Obama Signs Tax Deal, Hails Bipartisan Effort to Grow Jobs
President: "It's a good deal for the American people."
Dec. 17, 2010— -- President Obama today signed into law an agreement to extend Bush-era tax cuts into 2011, ending with the stroke of his pen a bitter schism in his own party and heading off what could have been a major standoff with Republicans.
The president hailed the bipartisan effort, acknowledging that both parties compromised on the deal by extending both tax cuts for the wealthy and benefits for the unemployed
"It's a good deal for the American people. This is progress and that's what they sent us here to achieve," Obama said before an assembled group of lawmakers from both parties.
The bill, he said, "would protect our middle class, grow our economy and create jobs."

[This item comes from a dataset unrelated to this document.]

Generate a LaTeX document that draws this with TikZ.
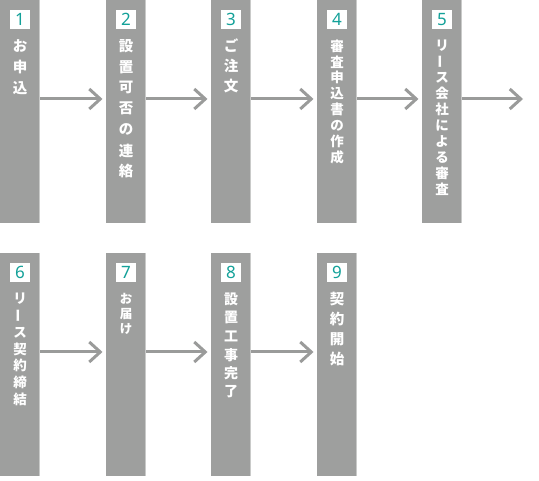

Lawmakers from both sides of the aisle "did what was right for the country," despite what he called "occasional political discomfort" from partisans who thought the deal made too many concessions to one party or the other.
The deal, which continues to give tax breaks across incomes and extends unemployment benefits, was hashed out by the president and the Republican leaders earlier this month.

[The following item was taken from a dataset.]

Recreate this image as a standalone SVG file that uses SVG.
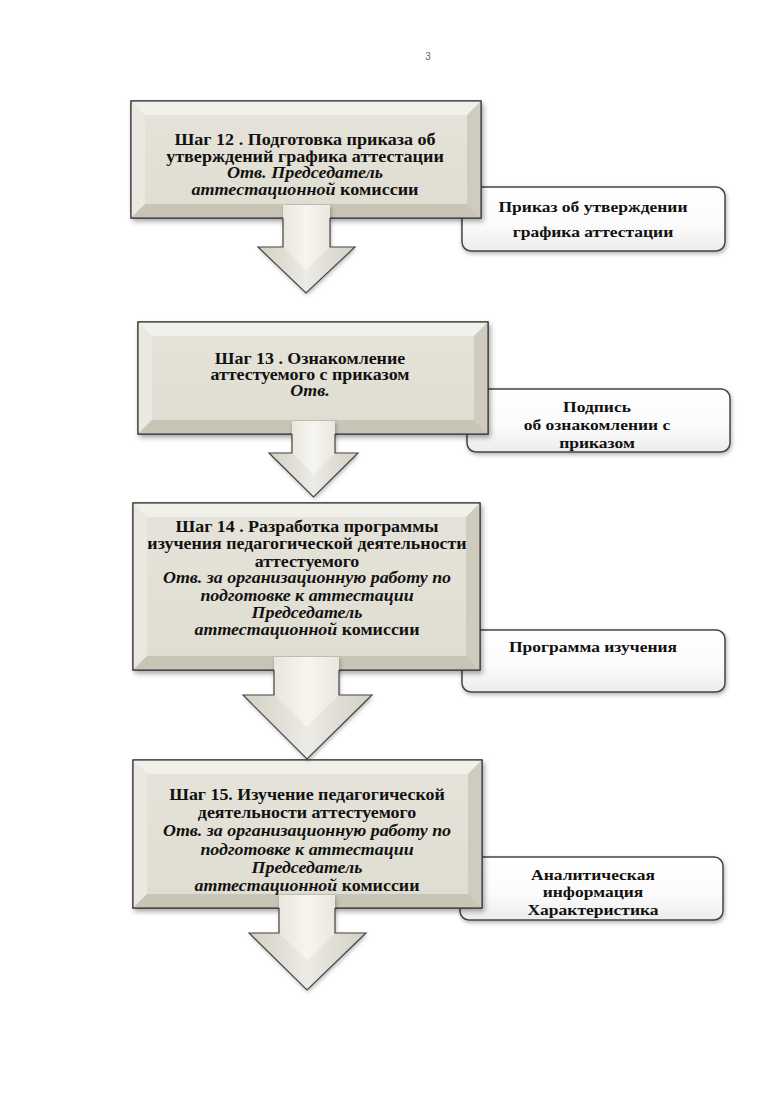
<svg xmlns="http://www.w3.org/2000/svg" width="772" height="1093" viewBox="0 0 772 1093">
<style>
.t{font-family:"Liberation Serif","Times New Roman",serif;font-weight:bold;font-size:16px;fill:#111;text-anchor:middle}
.s{font-family:"Liberation Serif","Times New Roman",serif;font-weight:bold;font-size:15.5px;fill:#111;text-anchor:middle}
.i{font-style:italic}
.face{fill:url(#gFace);stroke:#3a3a3a;stroke-width:1.2}
.bt{fill:#f1f0ea}
.bl{fill:#eae8e0}
.br{fill:#cfccbf}
.bb{fill:#c8c5b7}
.side{fill:url(#gSide);stroke:#444;stroke-width:1.5}
.afill{fill:url(#gArrow)}
.aline{fill:none;stroke:#444;stroke-width:1.2;stroke-linejoin:miter}
.num{font-family:"Liberation Sans",Arial,sans-serif;font-size:10px;fill:#666}
</style>
<defs>
<linearGradient id="gFace" x1="0" y1="0" x2="0" y2="1">
<stop offset="0" stop-color="#e6e4da"/>
<stop offset="1" stop-color="#dfddd1"/>
</linearGradient>
<linearGradient id="gSide" x1="0" y1="0" x2="0" y2="1">
<stop offset="0" stop-color="#ffffff"/>
<stop offset="0.6" stop-color="#fbfbfb"/>
<stop offset="1" stop-color="#ececec"/>
</linearGradient>
<linearGradient id="gArrow" x1="0" y1="0" x2="1" y2="0">
<stop offset="0" stop-color="#dcd9cc"/>
<stop offset="0.35" stop-color="#eeece4"/>
<stop offset="0.5" stop-color="#f6f5f0"/>
<stop offset="0.65" stop-color="#eeece4"/>
<stop offset="1" stop-color="#dcd9cc"/>
</linearGradient>
<filter id="sh" x="-10%" y="-10%" width="120%" height="130%">
<feDropShadow dx="2" dy="3" stdDeviation="2.5" flood-color="#000" flood-opacity="0.35"/>
</filter>
<filter id="sh2" x="-10%" y="-10%" width="120%" height="130%">
<feDropShadow dx="1" dy="2" stdDeviation="2" flood-color="#000" flood-opacity="0.3"/>
</filter>
</defs>
<rect width="772" height="1093" fill="#fff"/>
<text class="num" x="428" y="60" text-anchor="middle">3</text>

<g id="side1">
<rect class="side" x="462" y="187" width="263" height="64" rx="9" filter="url(#sh2)"/>
<g transform="translate(593,0) scale(1.13,1)">
<text class="s" x="0" y="212">Приказ об утверждении</text>
<text class="s" x="0" y="237">графика аттестации</text>
</g>
</g>
<g id="side2">
<rect class="side" x="467" y="389" width="263" height="63" rx="9" filter="url(#sh2)"/>
<g transform="translate(597,0) scale(1.13,1)">
<text class="s" x="0" y="412">Подпись</text>
<text class="s" x="0" y="430">об ознакомлении с</text>
<text class="s" x="0" y="448">приказом</text>
</g>
</g>
<g id="side3">
<rect class="side" x="462" y="630" width="263" height="62" rx="9" filter="url(#sh2)"/>
<g transform="translate(593,0) scale(1.13,1)">
<text class="s" x="0" y="652">Программа изучения</text>
</g>
</g>
<g id="side4">
<rect class="side" x="460" y="857" width="263" height="63" rx="9" filter="url(#sh2)"/>
<g transform="translate(593,0) scale(1.13,1)">
<text class="s" x="0" y="880">Аналитическая</text>
<text class="s" x="0" y="897">информация</text>
<text class="s" x="0" y="915">Характеристика</text>
</g>
</g>

<g id="step12">
<rect class="face" x="131" y="101" width="350" height="117" filter="url(#sh)"/>
<polygon class="bt" points="131,101 481,101 467,115 145,115"/>
<polygon class="bl" points="131,101 145,115 145,204 131,218"/>
<polygon class="br" points="481,101 481,218 467,204 467,115"/>
<polygon class="bb" points="131,218 481,218 467,204 145,204"/>
<rect x="131" y="101" width="350" height="117" fill="none" stroke="#3a3a3a" stroke-width="1.2"/>
<g transform="translate(305,0) scale(1.13,1)">
<text class="t" x="0" y="145">Шаг 12 . Подготовка приказа об</text>
<text class="t" x="0" y="162">утверждений графика аттестации</text>
<text class="t i" x="0" y="178">Отв. Председатель</text>
<text class="t" x="0" y="195"><tspan class="i">аттестационной</tspan> комиссии</text>
</g>
</g>

<g id="step13">
<rect class="face" x="138" y="322" width="350" height="112" filter="url(#sh)"/>
<polygon class="bt" points="138,322 488,322 474,336 152,336"/>
<polygon class="bl" points="138,322 152,336 152,420 138,434"/>
<polygon class="br" points="488,322 488,434 474,420 474,336"/>
<polygon class="bb" points="138,434 488,434 474,420 152,420"/>
<rect x="138" y="322" width="350" height="112" fill="none" stroke="#3a3a3a" stroke-width="1.2"/>
<g transform="translate(310,0) scale(1.12,1)">
<text class="t" x="0" y="364">Шаг 13 . Ознакомление</text>
<text class="t" x="0" y="380">аттестуемого с приказом</text>
<text class="t i" x="0" y="396">Отв.</text>
</g>
</g>

<g id="step14">
<rect class="face" x="133" y="503" width="347" height="167" filter="url(#sh)"/>
<polygon class="bt" points="133,503 480,503 466,517 147,517"/>
<polygon class="bl" points="133,503 147,517 147,656 133,670"/>
<polygon class="br" points="480,503 480,670 466,656 466,517"/>
<polygon class="bb" points="133,670 480,670 466,656 147,656"/>
<rect x="133" y="503" width="347" height="167" fill="none" stroke="#3a3a3a" stroke-width="1.2"/>
<g transform="translate(307,0) scale(1.12,1)">
<text class="t" x="0" y="532">Шаг 14 . Разработка программы</text>
<text class="t" x="0" y="549">изучения педагогической деятельности</text>
<text class="t" x="0" y="567">аттестуемого</text>
<text class="t i" x="0" y="583">Отв. за организационную работу по</text>
<text class="t i" x="0" y="601">подготовке к аттестации</text>
<text class="t i" x="0" y="618">Председатель</text>
<text class="t" x="0" y="635"><tspan class="i">аттестационной</tspan> комиссии</text>
</g>
</g>

<g id="step15">
<rect class="face" x="133" y="760" width="349" height="148" filter="url(#sh)"/>
<polygon class="bt" points="133,760 482,760 468,774 147,774"/>
<polygon class="bl" points="133,760 147,774 147,894 133,908"/>
<polygon class="br" points="482,760 482,908 468,894 468,774"/>
<polygon class="bb" points="133,908 482,908 468,894 147,894"/>
<rect x="133" y="760" width="349" height="148" fill="none" stroke="#3a3a3a" stroke-width="1.2"/>
<g transform="translate(307,0) scale(1.12,1)">
<text class="t" x="0" y="800">Шаг 15. Изучение педагогической</text>
<text class="t" x="0" y="818">деятельности аттестуемого</text>
<text class="t i" x="0" y="836">Отв. за организационную работу по</text>
<text class="t i" x="0" y="855">подготовке к аттестации</text>
<text class="t i" x="0" y="873">Председатель</text>
<text class="t" x="0" y="891"><tspan class="i">аттестационной</tspan> комиссии</text>
</g>
</g>

<g id="connectors">
<g id="arrow1">
<polygon class="afill" points="283,205 330,205 330,247 355,247 306,293 258,247 283,247" filter="url(#sh2)"/>
<polygon points="258,247 283,247 306,270 330,247 355,247 306,293" fill="#000" opacity="0.04"/>
<polyline class="aline" points="283,218 283,247 258,247 306,293 355,247 330,247 330,218"/>
</g>
<g id="arrow2">
<polygon class="afill" points="292,421 335,421 335,453 358,453 313.5,497 269,453 292,453" filter="url(#sh2)"/>
<polygon points="269,453 292,453 313.5,474 335,453 358,453 313.5,497" fill="#000" opacity="0.04"/>
<polyline class="aline" points="292,434 292,453 269,453 313.5,497 358,453 335,453 335,434"/>
</g>
<g id="arrow3">
<polygon class="afill" points="274,657 339,657 339,695 372,695 307,759 243,695 274,695" filter="url(#sh2)"/>
<polygon points="243,695 274,695 307,727 339,695 372,695 307,759" fill="#000" opacity="0.04"/>
<polyline class="aline" points="274,670 274,695 243,695 307,759 372,695 339,695 339,670"/>
</g>
<g id="arrow4">
<polygon class="afill" points="279,895 335,895 335,933 366,933 307,990 249,933 279,933" filter="url(#sh2)"/>
<polygon points="249,933 279,933 307,960 335,933 366,933 307,990" fill="#000" opacity="0.04"/>
<polyline class="aline" points="279,908 279,933 249,933 307,990 366,933 335,933 335,908"/>
</g>
</g>
</svg>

"By a wide bipartisan margin, both houses of Congress have now passed a package of tax relief that will protect the middle class, that will grow our economy, and will create jobs for the American people," the president said.
Obama said he could not increase the average middle class family's taxes by $3,000 next year.
"That wouldn't have just been a blow to them; it would have been a blow to our economy, just as we're climbing out of a devastating recession. I refused to let that happen. And because we acted, it's not going to. "
The tax cuts would have expired Jan.1, resulting in average Americans paying thousands of additional dollars in taxes next year. A key concession by the White House was letting the Bush tax cuts for the country's top earners be extended, although the president had previously denounced giving cuts to wealthy Americans.
House Democrats initially said the deal gave Republicans too many concessions and vowed to keep it from coming to a vote. Just before midnight Thursday, however, the House passed the $858 billion package with strong bipartisan support, 277 to 148.